** What you need to do **
Return all entries word for word, but drop any images.

----- Stored records -----

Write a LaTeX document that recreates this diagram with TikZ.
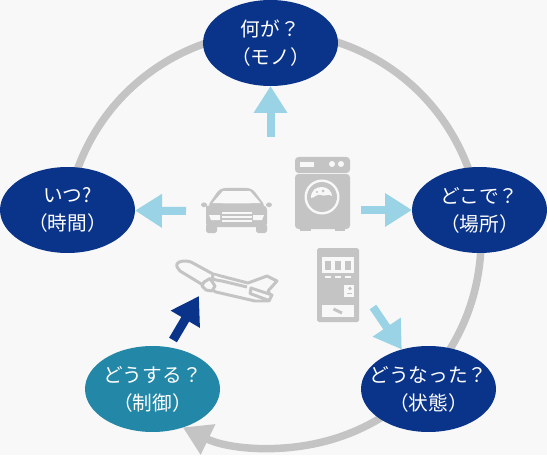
\documentclass[tikz,border=0pt]{standalone}
\usepackage{fontspec}
\usepackage{xcolor}
\usetikzlibrary{arrows.meta,shapes.geometric}
\newfontfamily\jpfont{Noto Sans CJK JP}
\definecolor{fondo}{HTML}{F8F8F8}
\definecolor{navy}{HTML}{0A338A}
\definecolor{teal}{HTML}{2387A8}
\definecolor{sky}{HTML}{9AD3E5}
\definecolor{icongray}{HTML}{C4C4C4}
\tikzset{
    bubble/.style={ellipse, fill=navy, text=white, minimum width=2.7cm, minimum height=1.72cm,
        inner xsep=-8pt, inner ysep=0pt, outer sep=0pt, align=center,
        font=\jpfont\fontsize{11.2pt}{16pt}\selectfont},
    flowarrow/.style={line width=0.16cm, color=sky,
        -{Triangle[length=0.54cm,width=0.64cm]}},
    controlarrow/.style={flowarrow, color=navy, line width=0.18cm},
    ringline/.style={line width=0.15cm, color=icongray,
        -{Triangle[length=0.56cm,width=0.64cm]}},
    planeline/.style={line width=1.7pt, color=icongray, fill=fondo, line join=round}
}
\begin{document}
\begin{tikzpicture}[x=0.02cm, y=-0.02cm, line cap=butt, line join=round]

% === FONDO ===
\fill[fondo] (0,0) rectangle (547,455);

% === ANILLO GRIS ===
\coordinate (ringc) at (273,240);
\draw[ringline] ([shift={(165:4.16cm)}]ringc) arc[start angle=165, end angle=-115.7, radius=4.16cm];

% === ELIPSES ===
\node[bubble] (mono) at (270.5,43) {何が？\\（モノ）};
\node[bubble] (time) at (67.5,210) {いつ?\\（時間）};
\node[bubble] (place) at (479.5,210) {どこで？\\（場所）};
\node[bubble] (state) at (428.5,389) {どうなった？\\（状態）};
\node[bubble, fill=teal] (control) at (152.5,389) {どうする？\\（制御）};

% === FLECHAS ===
\coordinate (monofoot) at (270.5,137);
\coordinate (timefoot) at (186,211);
\coordinate (placefoot) at (361,210);
\coordinate (statefoot) at (373,307);
\coordinate (controlfoot) at (173,340);
\coordinate (planefoot) at (199,296);
\draw[flowarrow] (monofoot) -- (mono);
\draw[flowarrow] (timefoot) -- (time);
\draw[flowarrow] (placefoot) -- (place);
\draw[flowarrow] (statefoot) -- (state);
\draw[controlarrow] (controlfoot) -- (planefoot);

% === LAVADORA ===
\fill[icongray, rounded corners=2pt] (295,173) -- (295,157) -- (350,157) -- (350,173) -- cycle;
\fill[icongray, rounded corners=2pt] (295,174) -- (295,229) -- (350,229) -- (350,174) -- cycle;
\fill[icongray] (300,228) rectangle (311,231);
\fill[icongray] (335,228) rectangle (345,231);
\fill[fondo] (300,162) rectangle (314,167);
\fill[fondo] (332,164) circle (3);
\fill[fondo] (341,164) circle (3);
\fill[fondo] (322,197) circle (17.5);
\fill[icongray] (322,197) circle (15);
\fill[fondo] (311,198) .. controls (311,190) and (316,187) .. (322,187)
    .. controls (328,187) and (332,192) .. (332,196)
    .. controls (328,193) and (325,197) .. (321,195)
    .. controls (317,193) and (315,198) .. (311,198);
\fill[icongray] (317,192) circle (1.2);
\fill[icongray] (323,191) circle (1.5);

% === COCHE ===
\fill[icongray, rounded corners=3pt] (207,207) -- (220,188) -- (252,188) -- (266,207) -- cycle;
\fill[fondo] (212.5,203) -- (223,191) -- (250,191) -- (260.5,203)
    .. controls (245,203.5) and (228,203.5) .. (212.5,203);
\fill[icongray, rounded corners=2pt] (206,206) -- (206,227) -- (267,227) -- (267,206)
    .. controls (250,203.5) and (223,203.5) .. (206,206);
\fill[icongray, rounded corners=1pt] (201,202.5) rectangle (207,207);
\fill[icongray, rounded corners=1pt] (266,202.5) rectangle (272,207);
\fill[icongray, rounded corners=1pt] (206,224) rectangle (217,233);
\fill[icongray, rounded corners=1pt] (256,224) rectangle (267,233);
\fill[fondo] (209,215) -- (220,215) -- (220,220) -- (211,220) -- cycle;
\fill[fondo] (253,215) -- (264,215) -- (262,220) -- (253,220) -- cycle;
\foreach \y in {213,217,221}{
    \draw[fondo, line width=0.6pt] (222,\y) -- (252,\y);
}

% === MAQUINA EXPENDEDORA ===
\fill[icongray, rounded corners=1pt] (317,248) rectangle (359,322);
\fill[fondo] (322,257) rectangle (354,273);
\foreach \x in {325,335,345}{
    \fill[icongray] (\x,261) rectangle (\x+6,270);
    \fill[fondo] (\x,276) rectangle (\x+6,278);
}
\fill[fondo] (344,285) rectangle (354,297);
\fill[icongray] (350,288.5) circle (1.8);
\fill[icongray] (347,292.5) rectangle (352,294);
\fill[fondo] (322,305) rectangle (354,317);
\draw[icongray, line width=1.7pt] (333.5,309) -- (342,313);

% === AVION ===
\draw[planeline] (177,264) .. controls (178,261) and (186,260) .. (191,262)
    -- (213,274) -- (248,283) -- (267,276) -- (277,281) -- (268,291)
    -- (271,296) -- (269,301) -- (255,301) -- (216,292)
    -- (203,285) -- (180,271) .. controls (178,269) and (176,266) .. (177,264) -- cycle;
\draw[planeline] (213,275) .. controls (210,280) and (216,280) .. (222,281) -- (247,287);
\draw[planeline] (251,288) -- (272,295) -- (269,300.5) -- (250,293.5) -- cycle;
\draw[planeline] (204,282) -- (210,278.5) -- (215,286) -- (212,291) -- (206,290) -- (202,286) -- cycle;

\end{tikzpicture}
\end{document}
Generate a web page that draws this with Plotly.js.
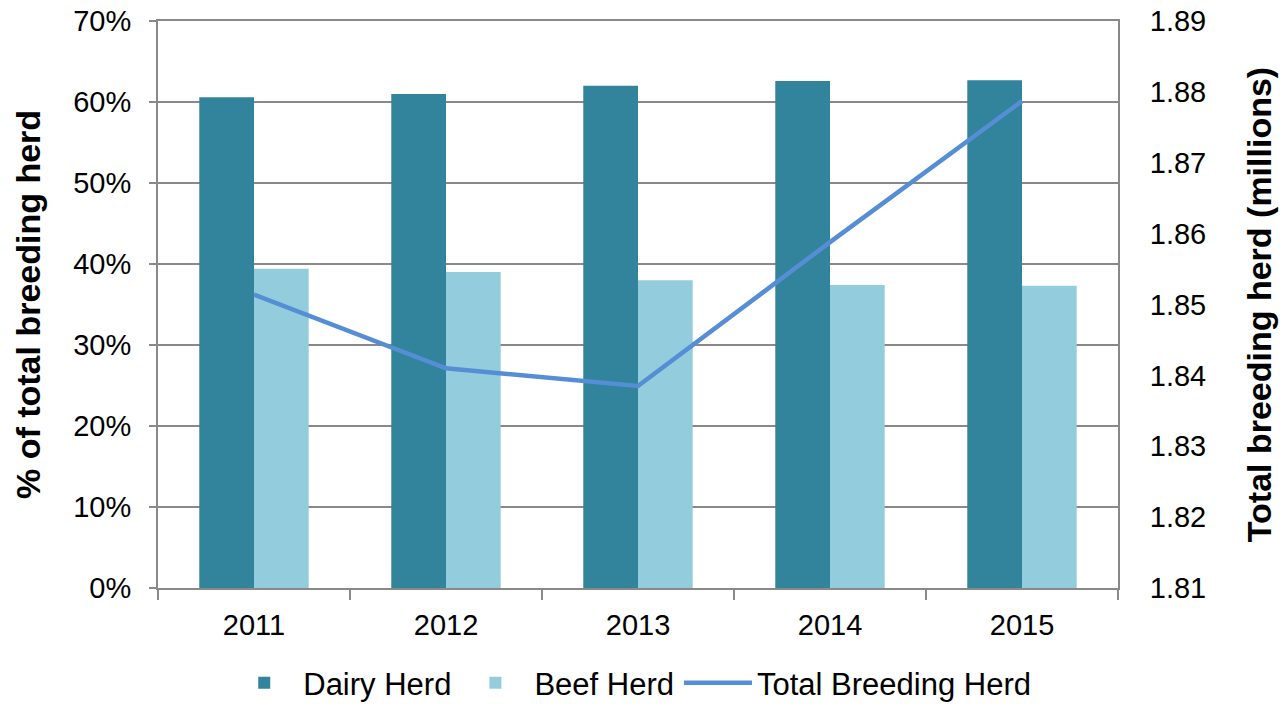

-----

** Response below **
Write a LaTeX document that recreates this diagram with TikZ.
\documentclass[tikz,border=0pt]{standalone}
\usepackage{fontspec}
\usepackage{xcolor}
\usetikzlibrary{arrows.meta,shapes.geometric}
\newfontfamily\jpfont{Noto Sans CJK JP}
\definecolor{fondo}{HTML}{F8F8F8}
\definecolor{navy}{HTML}{0A338A}
\definecolor{teal}{HTML}{2387A8}
\definecolor{sky}{HTML}{9AD3E5}
\definecolor{icongray}{HTML}{C4C4C4}
\tikzset{
    bubble/.style={ellipse, fill=navy, text=white, minimum width=2.7cm, minimum height=1.72cm,
        inner xsep=-8pt, inner ysep=0pt, outer sep=0pt, align=center,
        font=\jpfont\fontsize{11.2pt}{16pt}\selectfont},
    flowarrow/.style={line width=0.16cm, color=sky,
        -{Triangle[length=0.54cm,width=0.64cm]}},
    controlarrow/.style={flowarrow, color=navy, line width=0.18cm},
    ringline/.style={line width=0.15cm, color=icongray,
        -{Triangle[length=0.56cm,width=0.64cm]}},
    planeline/.style={line width=1.7pt, color=icongray, fill=fondo, line join=round}
}
\begin{document}
\begin{tikzpicture}[x=0.02cm, y=-0.02cm, line cap=butt, line join=round]

% === FONDO ===
\fill[fondo] (0,0) rectangle (547,455);

% === ANILLO GRIS ===
\coordinate (ringc) at (273,240);
\draw[ringline] ([shift={(165:4.16cm)}]ringc) arc[start angle=165, end angle=-115.7, radius=4.16cm];

% === ELIPSES ===
\node[bubble] (mono) at (270.5,43) {何が？\\（モノ）};
\node[bubble] (time) at (67.5,210) {いつ?\\（時間）};
\node[bubble] (place) at (479.5,210) {どこで？\\（場所）};
\node[bubble] (state) at (428.5,389) {どうなった？\\（状態）};
\node[bubble, fill=teal] (control) at (152.5,389) {どうする？\\（制御）};

% === FLECHAS ===
\coordinate (monofoot) at (270.5,137);
\coordinate (timefoot) at (186,211);
\coordinate (placefoot) at (361,210);
\coordinate (statefoot) at (373,307);
\coordinate (controlfoot) at (173,340);
\coordinate (planefoot) at (199,296);
\draw[flowarrow] (monofoot) -- (mono);
\draw[flowarrow] (timefoot) -- (time);
\draw[flowarrow] (placefoot) -- (place);
\draw[flowarrow] (statefoot) -- (state);
\draw[controlarrow] (controlfoot) -- (planefoot);

% === LAVADORA ===
\fill[icongray, rounded corners=2pt] (295,173) -- (295,157) -- (350,157) -- (350,173) -- cycle;
\fill[icongray, rounded corners=2pt] (295,174) -- (295,229) -- (350,229) -- (350,174) -- cycle;
\fill[icongray] (300,228) rectangle (311,231);
\fill[icongray] (335,228) rectangle (345,231);
\fill[fondo] (300,162) rectangle (314,167);
\fill[fondo] (332,164) circle (3);
\fill[fondo] (341,164) circle (3);
\fill[fondo] (322,197) circle (17.5);
\fill[icongray] (322,197) circle (15);
\fill[fondo] (311,198) .. controls (311,190) and (316,187) .. (322,187)
    .. controls (328,187) and (332,192) .. (332,196)
    .. controls (328,193) and (325,197) .. (321,195)
    .. controls (317,193) and (315,198) .. (311,198);
\fill[icongray] (317,192) circle (1.2);
\fill[icongray] (323,191) circle (1.5);

% === COCHE ===
\fill[icongray, rounded corners=3pt] (207,207) -- (220,188) -- (252,188) -- (266,207) -- cycle;
\fill[fondo] (212.5,203) -- (223,191) -- (250,191) -- (260.5,203)
    .. controls (245,203.5) and (228,203.5) .. (212.5,203);
\fill[icongray, rounded corners=2pt] (206,206) -- (206,227) -- (267,227) -- (267,206)
    .. controls (250,203.5) and (223,203.5) .. (206,206);
\fill[icongray, rounded corners=1pt] (201,202.5) rectangle (207,207);
\fill[icongray, rounded corners=1pt] (266,202.5) rectangle (272,207);
\fill[icongray, rounded corners=1pt] (206,224) rectangle (217,233);
\fill[icongray, rounded corners=1pt] (256,224) rectangle (267,233);
\fill[fondo] (209,215) -- (220,215) -- (220,220) -- (211,220) -- cycle;
\fill[fondo] (253,215) -- (264,215) -- (262,220) -- (253,220) -- cycle;
\foreach \y in {213,217,221}{
    \draw[fondo, line width=0.6pt] (222,\y) -- (252,\y);
}

% === MAQUINA EXPENDEDORA ===
\fill[icongray, rounded corners=1pt] (317,248) rectangle (359,322);
\fill[fondo] (322,257) rectangle (354,273);
\foreach \x in {325,335,345}{
    \fill[icongray] (\x,261) rectangle (\x+6,270);
    \fill[fondo] (\x,276) rectangle (\x+6,278);
}
\fill[fondo] (344,285) rectangle (354,297);
\fill[icongray] (350,288.5) circle (1.8);
\fill[icongray] (347,292.5) rectangle (352,294);
\fill[fondo] (322,305) rectangle (354,317);
\draw[icongray, line width=1.7pt] (333.5,309) -- (342,313);

% === AVION ===
\draw[planeline] (177,264) .. controls (178,261) and (186,260) .. (191,262)
    -- (213,274) -- (248,283) -- (267,276) -- (277,281) -- (268,291)
    -- (271,296) -- (269,301) -- (255,301) -- (216,292)
    -- (203,285) -- (180,271) .. controls (178,269) and (176,266) .. (177,264) -- cycle;
\draw[planeline] (213,275) .. controls (210,280) and (216,280) .. (222,281) -- (247,287);
\draw[planeline] (251,288) -- (272,295) -- (269,300.5) -- (250,293.5) -- cycle;
\draw[planeline] (204,282) -- (210,278.5) -- (215,286) -- (212,291) -- (206,290) -- (202,286) -- cycle;

\end{tikzpicture}
\end{document}
Generate a web page that draws this with Plotly.js.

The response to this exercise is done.